France’s new ultra-fast fashion law targets Shein, Temu with steep fees and advertising bans. The French parliament has definitively adopted a bill aimed at curbing “ultra-fast fashion” platforms, specifically Chinese-owned giants Shein and Temu. This legislation, passed after two and a half years of delays and EU scrutiny, imposes per-item fees on these retailers, potentially making rock-bottom prices unsustainable. The law also bans advertising for such brands, including influencer promotions, and mandates labeling on environmental impact. The definition of “ultra-fast fashion” applies to companies offering a vast number of distinct products where repair costs exceed replacement prices, sparing traditional fast-fashion chains like Zara or H&M. Critics argue the scope is too narrow, but supporters say it protects French jobs and complies with EU law.

The ultra-fast fashion law, first introduced in January 2024 by centrist lawmaker Anne-Cécile Violland, gained unanimous approval in the National Assembly two months later. After stalling due to snap elections, the Senate passed a tougher version in June 2025, with 337 votes to one. This version sharpened the distinction between conventional fast fashion and ultra-fast fashion, narrowing the law’s reach to Chinese platforms. Following a critical opinion from the European Commission in September 2025, negotiations led to a compromise in June 2026, satisfying both Brussels and domestic retailers.

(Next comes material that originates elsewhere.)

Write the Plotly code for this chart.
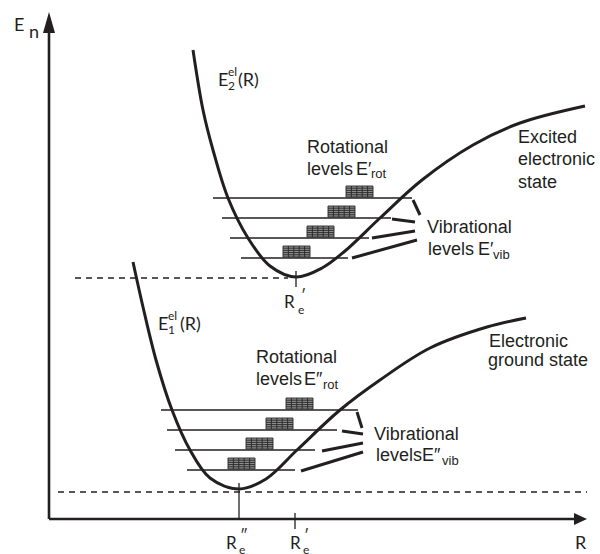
import plotly.graph_objects as go

INK = "#231f20"
SANS = "Liberation Sans, Arial, sans-serif"
HUMANIST = "Lato, Noto Sans, sans-serif"

# ---- potential curves (R, E) support points, drawing units (E grows downward on screen axis) ----
upper_R = [193, 203, 213, 228, 248, 270, 296, 322, 345, 380, 422, 473, 520, 585]
upper_E = [50, 110, 150, 198, 238, 266, 277, 268, 251, 218, 180, 145, 123, 106]

lower_R = [133, 143, 156, 172, 190, 210, 239, 266, 297, 340, 380, 430, 487, 526]
lower_E = [262, 307, 360, 410, 450, 478, 489, 479, 450, 410, 380, 348, 327, 318]

# ---- vibrational levels: energy, left end, right end ----
upper_vib_E = [198, 218, 238, 258]
upper_vib_left = [213, 222, 230, 241]
upper_vib_right = [412, 391, 369, 348]

lower_vib_E = [410, 430, 450, 470]
lower_vib_left = [161, 167, 175, 187]
lower_vib_right = [358, 337, 315, 295]

# ---- rotational fine structure blocks: left edge, sitting on each vibrational level ----
upper_rot_left = [346, 328, 307, 283]
lower_rot_left = [286, 266, 246, 228]

# ---- leader strokes from level ends to the "Vibrational levels" labels ----
upper_lead_start = [(413, 200), (392, 219), (372, 238), (352, 258)]
upper_lead_end = [(420, 215), (415, 222), (415, 231), (417, 240)]
lower_lead_start = [(357, 412), (342, 431), (322, 451), (301, 471)]
lower_lead_end = [(362, 428), (363, 434), (363, 443), (363, 452)]

# ---- equilibrium distances and minimum energies ----
Re_upper, Emin_upper = 296, 277
Re_lower, Emin_lower = 239, 489

# ---- axes frame ----
axis_R0, axis_E0 = 49, 519        # origin
axis_R_tip, axis_E_tip = 587, 12  # arrow tips

fig = go.Figure()


def line(xs, ys, width, dash=None, shape="linear", color=INK, smoothing=None):
    ln = dict(color=color, width=width, dash=dash, shape=shape)
    if smoothing is not None:
        ln["smoothing"] = smoothing
    fig.add_trace(go.Scatter(x=xs, y=ys, mode="lines", hoverinfo="skip", line=ln))


def segments(pairs, width, color=INK):
    xs, ys = [], []
    for (x0, y0), (x1, y1) in pairs:
        xs += [x0, x1, None]
        ys += [y0, y1, None]
    line(xs, ys, width, color=color)


def polygon(xs, ys, color):
    fig.add_trace(go.Scatter(x=xs, y=ys, mode="lines", fill="toself", fillcolor=color,
                             line=dict(width=0, color=color), hoverinfo="skip"))


def text(x, baseline, s, size, family=SANS, xanchor="left"):
    fig.add_annotation(x=x, y=baseline - 0.35 * size, text=s, xanchor=xanchor, yanchor="middle",
                       showarrow=False, borderpad=0,
                       font=dict(size=size, family=family, color=INK))


# axes with arrowheads
line([axis_R0, axis_R0], [axis_E0, axis_E_tip + 18], 2.6)
line([axis_R0, axis_R_tip - 12], [axis_E0, axis_E0], 2.6)
polygon([axis_R0 - 6, axis_R0, axis_R0 + 6, axis_R0 - 6],
        [axis_E_tip + 21, axis_E_tip, axis_E_tip + 21, axis_E_tip + 21], INK)
polygon([axis_R_tip - 13, axis_R_tip, axis_R_tip - 13, axis_R_tip - 13],
        [axis_E0 - 6, axis_E0, axis_E0 + 6, axis_E0 - 6], INK)

# dashed reference lines at the potential minima
line([75, Re_upper - 8], [Emin_upper + 1, Emin_upper + 1], 1.3, dash="6px,5px")
line([58, 587], [Emin_lower + 3, Emin_lower + 3], 1.3, dash="6px,5px")

# equilibrium markers
line([Re_upper, Re_upper], [Emin_upper - 6, Emin_upper + 10], 1.3)
line([Re_lower, Re_lower], [Emin_lower - 6, axis_E0], 1.3)
line([Re_upper - 1, Re_upper - 1], [axis_E0 - 6, axis_E0 + 10], 1.3)

# vibrational level lines
for E, a, b in zip(upper_vib_E + lower_vib_E, upper_vib_left + lower_vib_left,
                   upper_vib_right + lower_vib_right):
    line([a, b], [E, E], 1.3)

# rotational blocks (hatched)
BW, BH = 27, 11
grid_x, grid_y = [], []
for left, E in zip(upper_rot_left + lower_rot_left, upper_vib_E + lower_vib_E):
    top, bot = E - 1 - BH, E - 1
    polygon([left, left + BW, left + BW, left, left], [top, top, bot, bot, top], "#8e8e8e")
    for k in range(6):
        yy = top + k * BH / 5
        grid_x += [left, left + BW, None]
        grid_y += [yy, yy, None]
    for k in range(6):
        xx = left + k * BW / 5
        grid_x += [xx, xx, None]
        grid_y += [top, bot, None]
line(grid_x, grid_y, 0.9, color="#262626")

# potential curves
line(upper_R, upper_E, 3, shape="spline", smoothing=1.0)
line(lower_R, lower_E, 3, shape="spline", smoothing=1.0)

# leader strokes
segments(zip(upper_lead_start, upper_lead_end), 3)
segments(zip(lower_lead_start, lower_lead_end), 3)

# axis labels
text(13, 30, "E", 18, HUMANIST)
text(28, 37, "n", 18, HUMANIST)
text(574, 548, "R", 18, HUMANIST)

# potential labels
text(217, 85, "E", 18, HUMANIST)
text(227, 90, "2", 12, HUMANIST)
text(227, 76, "el", 12, HUMANIST)
text(237, 85, "(R)", 18, HUMANIST)

text(157, 329, "E", 18, HUMANIST)
text(167, 334, "1", 12, HUMANIST)
text(167, 320, "el", 12, HUMANIST)
text(179, 329, "(R)", 18, HUMANIST)

# equilibrium distance labels
text(283, 307, "R", 17, HUMANIST)
text(297, 314, "e", 12, HUMANIST)
text(300, 300, "′", 15, HUMANIST)

text(225, 548, "R", 17, HUMANIST)
text(238, 554, "e", 12, HUMANIST)
text(239, 540, "″", 15, HUMANIST)
text(289, 548, "R", 17, HUMANIST)
text(302, 554, "e", 12, HUMANIST)
text(303, 540, "′", 15, HUMANIST)

# excited state annotations
text(306, 153, "Rotational", 18)
text(306, 175, "levels", 18)
text(355, 175, "E′", 18)
text(370, 178, "rot", 13)

text(426, 233, "Vibrational", 18)
text(427, 255, "levels", 18)
text(477, 255, "E′", 18)
text(492, 259, "vib", 13)

text(517, 143, "Excited", 18)
text(517, 165.5, "electronic", 18)
text(517, 188, "state", 18)

# ground state annotations
text(255, 363, "Rotational", 18)
text(255, 385, "levels", 18)
text(303, 385, "E″", 18)
text(322, 389, "rot", 13)

text(373, 440, "Vibrational", 18)
text(375, 461, "levels", 18)
text(421, 461, "E″", 18)
text(441, 465, "vib", 13)

text(488, 347, "Electronic", 18)
text(487, 366, "ground state", 18)

fig.update_layout(
    width=600, height=554, margin=dict(l=0, r=0, t=0, b=0),
    paper_bgcolor="white", plot_bgcolor="white", showlegend=False,
    xaxis=dict(range=[0, 600], visible=False, fixedrange=True),
    yaxis=dict(range=[554, 0], visible=False, fixedrange=True),
)

fig.write_html("out.html")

Under the ultra-fast fashion law, items will carry an environmental penalty fee of at least €10 or up to 50% of the pre-tax price by 2030. Advertising violations can result in fines up to €100,000, and mandatory labeling on water use and recyclability is required. Additionally, a separate small-parcel postal charge on packages from outside the EU took effect in March as part of France’s 2026 budget law. Environmental groups, like the Stop Fast Fashion coalition, criticize that conventional fast-fashion chains are exempt, arguing they generate significant textile waste. Supporters maintain the narrow focus was necessary for EU compatibility and to protect the French retail sector, which has lost about a fifth of its stores in a decade.

The ultra-fast fashion law now awaits technical decrees to set exact penalty thresholds and product limits. Shein and Temu, facing regulatory scrutiny in other European markets, are expected to challenge the law, especially given the European Commission’s reservations about its compatibility with EU digital and trade rules. In conclusion, this legislation marks a significant step in France’s effort to regulate environmentally harmful fast-fashion practices, though its impact will depend on enforcement and legal challenges ahead.